I dug and dug and scoured American art songs, and after searching for literally 8 hours a day for many odd weeks, I managed to find a number of pieces by underrepresented composers that I had never heard before. These pieces were spectacular and moved me to my core. But why was it so hard to find this music? Why aren’t some of these pieces in the standard repertoire? What has held these composers back from being at the forefront of this genre?

I recognized a problem, one I’m sure many others have noticed before me. I was witnessing the suppression of the work of these minorities—women, people of color, Indigenous Peoples, etc. in how and where I found these pieces. But what could I do? I was just one opera singer. I realized that I could use whatever platform I might have to record their songs and program their work to sing in my upcoming recitals.

Apathy is the Enemy of Progress

As a white man, I sometimes feel there isn’t much I can do. But from what I’ve learned from listening to those with less privilege than me, it’s equally my responsibility to use whatever platform I may have to research, take action, and uplift their stories, to share their experiences as an act of sympathy and celebration of a unified “us”.

At the very least, I can try, because if I’m not doing something about it, then I’m part of the problem.

Yet this still didn’t feel like enough. I then decided that all of the profits from my debut album would be donated to the cause of spreading awareness and diversity in the world of classical music… yet none of the organizations I came across seemed like the right fit for what I was trying to achieve.

I’m often reminded of this amazing and inspiring interview by Jordan Peele (yes, from Key and Peele and the director of Get Out). He said that, as he was writing Get Out, he was designing his favorite movie that he had never seen before. He made the movie that he wanted to see! Brilliant!

This story inspired me to create my own foundation whose mission is to champion works by underrepresented composers and make them more accessible and readily available for musicians. Thus came Perfect Day.

The Beginning of a New Foundation

My wife Irina and I put down on paper our vision for a program that would start conversations, gather ideas, create projects, and put some plans into motion.

My idea of a “perfect day” is a common goal of striving towards a day where all people are given equal opportunity. It is also a song by American composer Carrie Jacobs-Bond depicting the beauty of togetherness—one of the songs on my upcoming album.

This was yet another song I came across in my research that is very rarely performed. The fact that she was a woman writing music in the early 1900s at a very successful level (“Perfect Day” was one of the biggest hits of her time) made me think, have we not come much further after 100 years for female composers for them to be at the forefront of the genre? It was just another example of the systemic issues in classical music and further cemented my drive to effect change.

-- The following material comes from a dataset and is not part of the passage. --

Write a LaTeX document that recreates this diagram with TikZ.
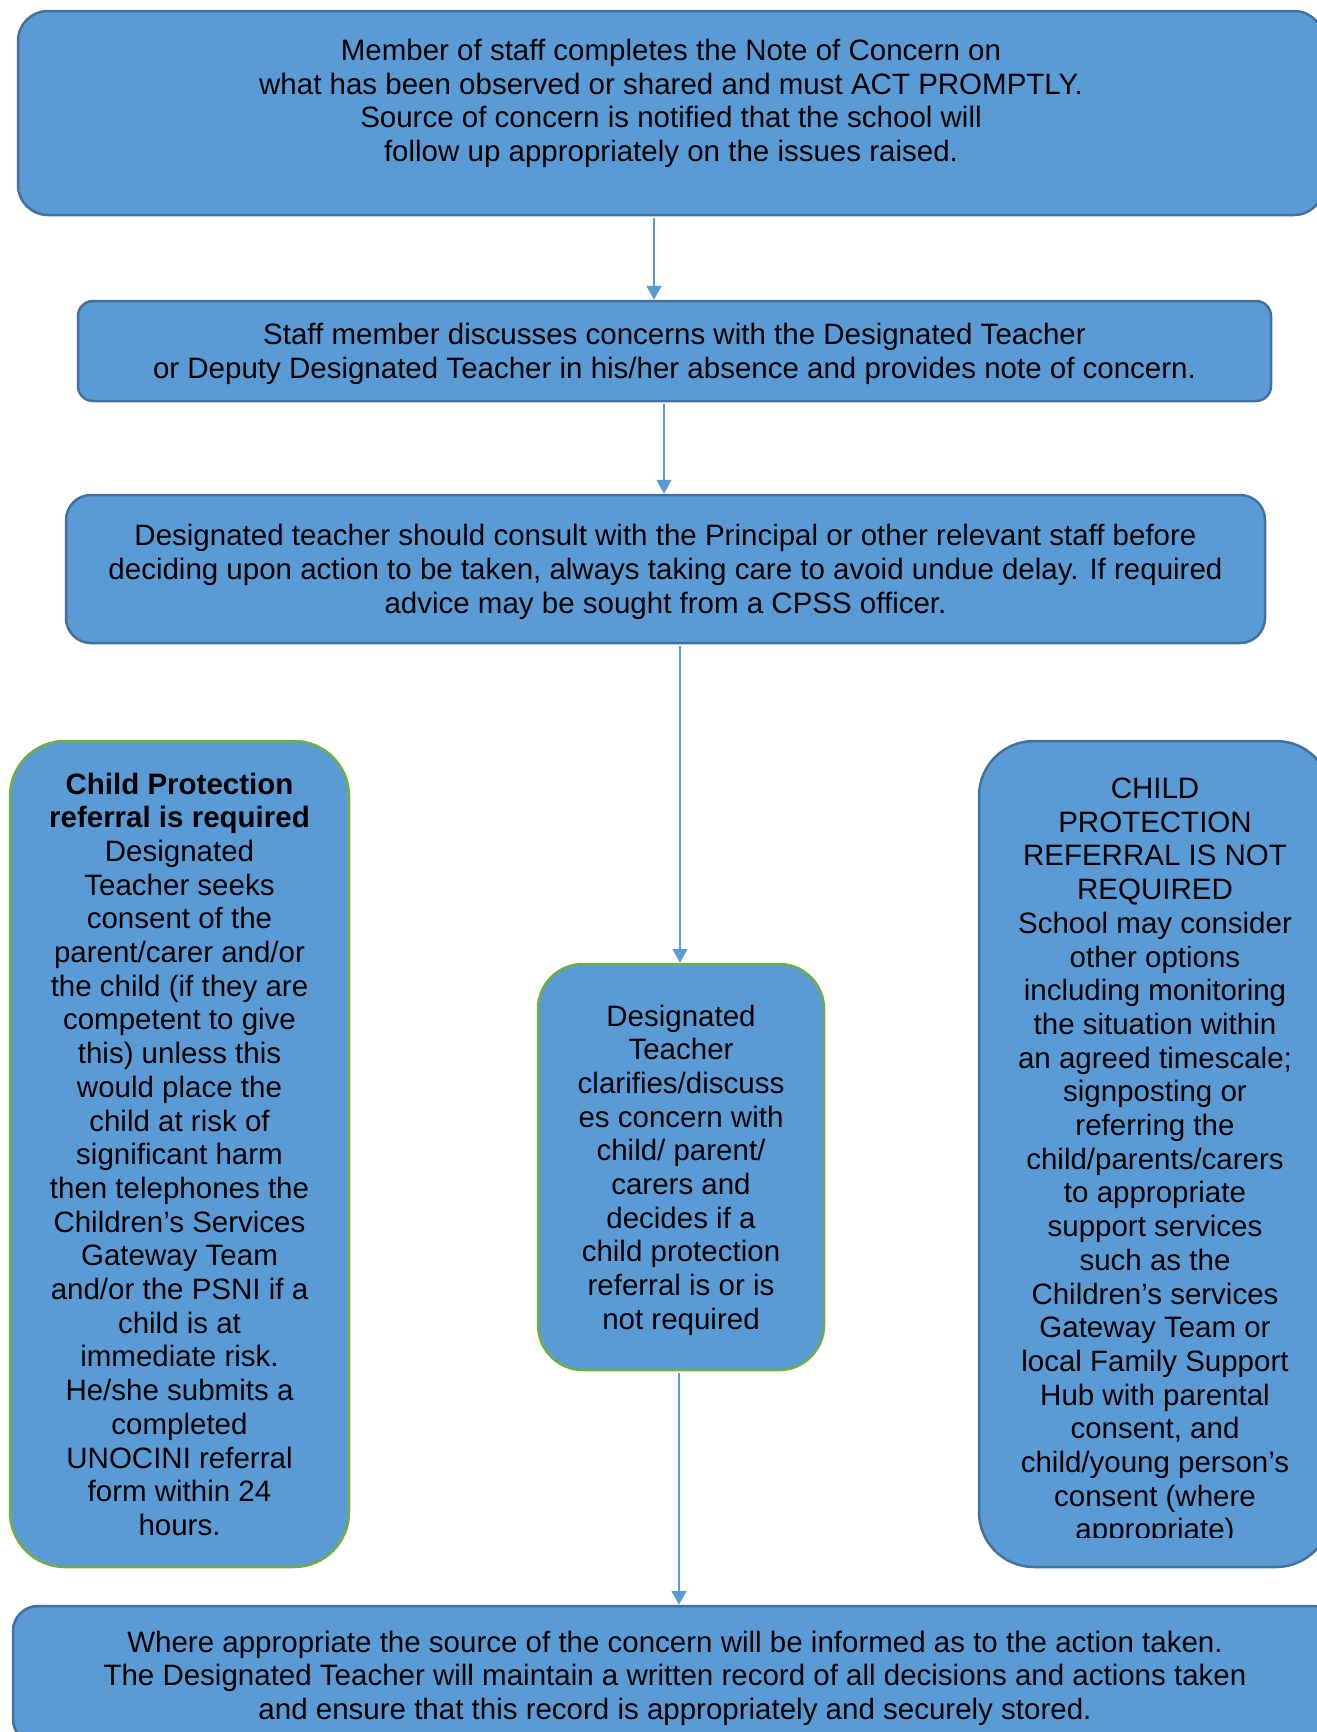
\documentclass[tikz,border=0pt]{standalone}
\usepackage{fontspec}
\setmainfont{Liberation Sans}
\usetikzlibrary{arrows.meta,positioning}

\begin{document}
\begin{tikzpicture}
        [x=1pt, y=-1pt, line join=round,
        % Styles
        flow box/.style={draw=boxedge, fill=boxfill, line width=2.5pt, inner sep=0pt,
                align=center, text depth=-1pt, font=\fontsize{29.5}{33.7}\selectfont},
        green box/.style={flow box, draw=greenedge},
        box text/.style={align=center, inner sep=0pt, font=\fontsize{29.5}{33.7}\selectfont},
        flow arrow/.style={draw=arrowcolor, line width=2pt, shorten <=2pt,
                -{Triangle[width=15pt, length=14pt]}}]

        % Colors
        \definecolor{boxfill}{HTML}{5B9BD5}
        \definecolor{boxedge}{HTML}{41719C}
        \definecolor{greenedge}{HTML}{70AD47}
        \definecolor{arrowcolor}{HTML}{5B9BD5}

        \useasboundingbox (0, 0) rectangle (1317, 1732);
        \clip (0, 0) rectangle (1317, 1732);

        % The boxes
        \node[flow box, rounded corners=30pt, minimum width=1306pt, minimum height=204pt,
                text depth=25.5pt] (concern) at (671, 113)
                {Member of staff completes the Note of Concern on\\
                 what has been observed or shared and must ACT PROMPTLY.\\
                 Source of concern is notified that the school will\\
                 follow up appropriately on the issues raised.};

        \node[flow box, rounded corners=15pt, minimum width=1193pt, minimum height=100pt]
                (discuss) at (674.5, 351)
                {Staff member discusses concerns with the Designated Teacher\\
                 or Deputy Designated Teacher in his/her absence and provides note of concern.};

        \node[flow box, rounded corners=25pt, minimum width=1199pt, minimum height=148pt]
                (consult) at (665.5, 569)
                {Designated teacher should consult with the Principal or other relevant staff before\\
                 deciding upon action to be taken, always taking care to avoid undue delay. If required\\
                 advice may be sought from a CPSS officer.};

        \node[green box, rounded corners=55pt, minimum width=339pt, minimum height=826pt]
                (required) at (179.5, 1154)
                {\textbf{Child Protection}\\
                 \textbf{referral is required}\\
                 Designated\\ Teacher seeks\\ consent of the\\ parent/carer and/or\\
                 the child (if they are\\ competent to give\\ this) unless this\\
                 would place the\\ child at risk of\\ significant harm\\
                 then telephones the\\ Children’s Services\\ Gateway Team\\
                 and/or the PSNI if a\\ child is at\\ immediate risk.\\
                 He/she submits a\\ completed\\ UNOCINI referral\\ form within 24\\ hours.};

        \node[green box, rounded corners=45pt, minimum width=286pt, minimum height=406pt]
                (clarify) at (681, 1167)
                {Designated\\ Teacher\\ clarifies/discuss\\ es concern with\\ child/ parent/\\
                 carers and\\ decides if a\\ child protection\\ referral is or is\\ not required};

        \node[flow box, rounded corners=55pt, minimum width=352pt, minimum height=826pt]
                (notrequired) at (1155, 1154) {};
        \begin{scope}
                \clip (900, 700) rectangle (1317, 1537);
                \node[box text] (notrequiredtext) at (1155, 1162)
                        {CHILD\\ PROTECTION\\ REFERRAL IS NOT\\ REQUIRED\\
                         School may consider\\ other options\\ including monitoring\\
                         the situation within\\ an agreed timescale;\\ signposting or\\
                         referring the\\ child/parents/carers\\ to appropriate\\
                         support services\\ such as the\\ Children’s services\\
                         Gateway Team or\\ local Family Support\\ Hub with parental\\
                         consent, and\\ child/young person’s\\ consent (where\\ appropriate)};
        \end{scope}

        \node[flow box, rounded corners=25pt, minimum width=1324pt, minimum height=138pt]
                (record) at (675, 1675)
                {Where appropriate the source of the concern will be informed as to the action taken.\\
                 The Designated Teacher will maintain a written record of all decisions and actions taken\\
                 and ensure that this record is appropriately and securely stored.};

        % The arrows
        \draw[flow arrow] ([xshift=-17pt]concern.south) -- ([xshift=-17pt]concern.south |- discuss.north);
        \draw[flow arrow] ([xshift=-10.5pt]discuss.south) -- ([xshift=-10.5pt]discuss.south |- consult.north);
        \draw[flow arrow] ([xshift=14.5pt]consult.south) -- ([xshift=14.5pt]consult.south |- clarify.north);
        \draw[flow arrow] ([xshift=-2pt]clarify.south) -- ([xshift=-2pt]clarify.south |- record.north);
\end{tikzpicture}
\end{document}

I never wanted to tie my name to the name of this foundation because it’s not about me and hopefully, one day, I’ll pass the responsibilities of this foundation on to somebody else. When I came across this song, “Perfect Day”, it felt like a perfect fit for what I had in mind for the mission of the foundation.

What’s Our Plan of Action?

Discussions about diversity are the first step. It’s when we listen and how we educate ourselves. Next, we must act, because actions speak louder than words. I’ll never understand what it’s like to be non-white in America. At the same time, I want to help the cause and do something about it.

Perfect Day Music Foundation has a number of interesting projects and events in store. The first event will be a virtual voice competition of music by African-American composers and poets launching this fall. The judges will be Lawrence Brownlee, Angel Blue, John Holiday, and David Lomeli. Open to all singers (participation is free), this initiative will get the music that deserves to be heard in the hands and ears of performers and audience members—in this case, social-media goers. Stay tuned for more details in the coming weeks.

This foundation is the least I can do. I hope it takes flight and inspires others to start other foundations, programs, projects, and so on.

My Perfect Pledge

Growing up in the South, where racism is so prevalent, my mother taught me to stand up for myself and for others. She taught me that everyone deserves an equal shot. I witnessed many injustices in my childhood (and there were undoubtedly many more that I missed), but I was too young and cowardly to speak up or do anything about it. Now that I’m older, I still witness injustices in my professional field and in my personal life, but I work to take responsibility for my actions, and especially my inactions, and I do my best to stand up for what is right.

Another PDMF project is a dedicated blog that will solely feature guest artist writers sharing their experiences, thoughts, and viewpoints on diversity in classical music. Each post will finish with the writer’s “perfect pledge” of their personal commitment to better the classical music community.

My perfect pledge is to never cease striving for the best in myself and to never stop growing and learning about this subject. Just as I strive to make each performance better, I promise to never stop trying to be a better ally, on and off the stage.

My actions are my responsibility and I have full control of those. Complacency is the friend of the oppressor. It’s time to roll up our sleeves. Time to get to work.